The study of pseudorandomness refers to objects that look random although they are not necessarily random. The key notion here is of ``looking random'' and it can be defined with respect to various classes of observers. The archetypical case of pseudorandomness refers to the class of all efficient observers, which is identified as the class of all polynomial-time algorithms. Still, other cases of pseudorandomness that refer to more restricted classes of observers are also of great interest and have numerous applications.
In general, WIS scientists made numerous important contributions to the study of pseudorandomness. Some of them are mentioned next. In 1984, WIS scientists and their collaborator showed how to construct huge objects that look random to any efficient observer that inspects a feasible portion of them, although these huge objects are derived deterministically from a very short random seed. In 1989, a WIS scientist and his collaborator showed that any computationally hard problem has a ``core'' bit that is very hard to predict; that is, if it is infeasible to compute $F(x)$ given $x$, then there exists an easy to compute Boolean function $B$ such that the bit $B(x)$ looks random to any efficient observer that is given $x$, although $B(x)$ is totally determined by $x$.
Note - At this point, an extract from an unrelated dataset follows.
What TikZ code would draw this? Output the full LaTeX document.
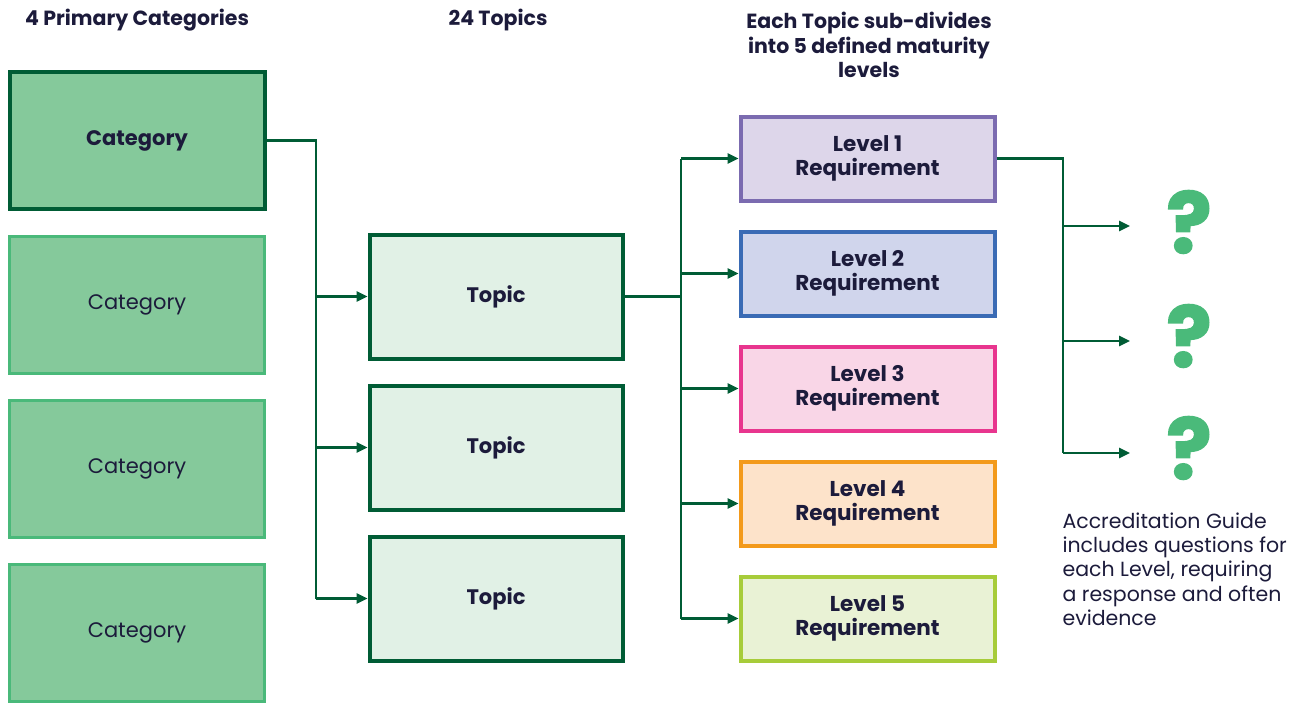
\documentclass[tikz,border=0pt]{standalone}
\usepackage{fontspec}
\setmainfont{Poppins}
\newfontfamily\qfont[FakeBold=2]{Poppins Bold}
\usetikzlibrary{arrows.meta}
\definecolor{dkgreen}{HTML}{005C35}
\definecolor{midgreen}{HTML}{4AB97A}
\definecolor{catfill}{HTML}{85C99B}
\definecolor{topfill}{HTML}{E1F1E6}
\definecolor{txt}{HTML}{1C1B3B}
\definecolor{purp}{HTML}{7B6BB0}\definecolor{purpf}{HTML}{DDD6EA}
\definecolor{blu}{HTML}{3A6BB5}\definecolor{bluf}{HTML}{D0D5EC}
\definecolor{pnk}{HTML}{E8358E}\definecolor{pnkf}{HTML}{F9D6E7}
\definecolor{org}{HTML}{F39A1B}\definecolor{orgf}{HTML}{FDE3CA}
\definecolor{lim}{HTML}{A7CC3A}\definecolor{limf}{HTML}{E9F2D5}
\definecolor{qgreen}{HTML}{4ABA7A}
\tikzset{
  box/.style={draw, rectangle, inner sep=0pt, text=txt, align=center, font=\fontsize{21}{23}\selectfont},
  catbox/.style={box, fill=catfill, draw=midgreen, line width=3.5pt, minimum width=255pt, minimum height=137pt},
  topicbox/.style={box, fill=topfill, draw=dkgreen, line width=4pt, minimum width=253pt, minimum height=124pt, font=\fontsize{21}{23}\selectfont\bfseries},
  lvlbox/.style={box, line width=4pt, minimum width=254pt, minimum height=84pt, font=\fontsize{21.5}{23.5}\selectfont\bfseries},
  conn/.style={draw=dkgreen, line width=2.5pt},
  arr/.style={conn, -{Triangle[length=11pt,width=10pt]}},
  hdr/.style={text=txt, align=center, font=\fontsize{20.5}{24.5}\selectfont\bfseries},
  qm/.style={text=qgreen, font=\qfont\fontsize{84}{84}\selectfont},
}
\begin{document}
\begin{tikzpicture}[x=1pt,y=-1pt]
\useasboundingbox (0,0) rectangle (1299,704);
% headers
\node[hdr] (h1) at (137,20) {4 Primary Categories};
\node[hdr] (h2) at (498,20) {24 Topics};
\node[hdr] (h3) at (869,45) {Each Topic sub-divides\\into 5 defined maturity\\levels};
% categories
\node[catbox, draw=dkgreen, line width=4pt, font=\fontsize{21}{23}\selectfont\bfseries] (c1) at (137,140.5) {Category};
\node[catbox] (c2) at (137,305) {Category};
\node[catbox] (c3) at (137,469) {Category};
\node[catbox] (c4) at (137,633) {Category};
% topics
\node[topicbox] (t1) at (496,296.5) {Topic};
\node[topicbox] (t2) at (496,447.5) {Topic};
\node[topicbox] (t3) at (496,598.5) {Topic};
% levels
\node[lvlbox, draw=purp, fill=purpf] (l1) at (867.5,158.5) {Level 1\\Requirement};
\node[lvlbox, draw=blu, fill=bluf] (l2) at (867.5,273.5) {Level 2\\Requirement};
\node[lvlbox, draw=pnk, fill=pnkf] (l3) at (867.5,388.5) {Level 3\\Requirement};
\node[lvlbox, draw=org, fill=orgf] (l4) at (867.5,503.5) {Level 4\\Requirement};
\node[lvlbox, draw=lim, fill=limf] (l5) at (867.5,618.5) {Level 5\\Requirement};
% question marks
\node[qm] (q1) at (1189,222) {?};
\node[qm] (q2) at (1189,336) {?};
\node[qm] (q3) at (1189,448) {?};
\coordinate (e1) at (1130,226);
\coordinate (e2) at (1130,341);
\coordinate (e3) at (1130,453);
% note
\node[text=txt, align=left, anchor=north west, font=\fontsize{20.5}{24.4}\selectfont] (note) at (1059,509) {Accreditation Guide\\includes questions for\\each Level, requiring\\a response and often\\evidence};
% connectors categories->topics
\coordinate (j1) at (316,140.5);
\draw[conn] (c1.east) -- (j1) -- (316,598.5);
\draw[arr] (316,296.5) -- (t1.west);
\draw[arr] (316,447.5) -- (t2.west);
\draw[arr] (316,598.5) -- (t3.west);
% topic -> levels
\coordinate (j2) at (681,296.5);
\draw[conn] (t1.east) -- (j2);
\draw[conn] (681,158.5) -- (681,618.5);
\draw[arr] (681,158.5) -- (l1.west);
\draw[arr] (681,273.5) -- (l2.west);
\draw[arr] (681,388.5) -- (l3.west);
\draw[arr] (681,503.5) -- (l4.west);
\draw[arr] (681,618.5) -- (l5.west);
% level1 -> questions
\coordinate (j3) at (1063,158.5);
\draw[conn] (l1.east) -- (j3) -- (1063,453);
\draw[arr] (1063,226) -- (e1);
\draw[arr] (1063,341) -- (e2);
\draw[arr] (1063,453) -- (e3);
\end{tikzpicture}
\end{document}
Whereas the notion of pseudorandomness referred to in the prior paragraph is related to computational difficulty, other notions are not. For example, in 1990, a WIS scientist and his collaborator presented an algorithm that stretches its input by an exponential amount such that the output sequence fools all linear tests (i.e., any linear combination of some designated locations in the sequence is random). This algorithm also implies one with double-exponential stretch that has an output sequence in which every constant number of bits are almost random.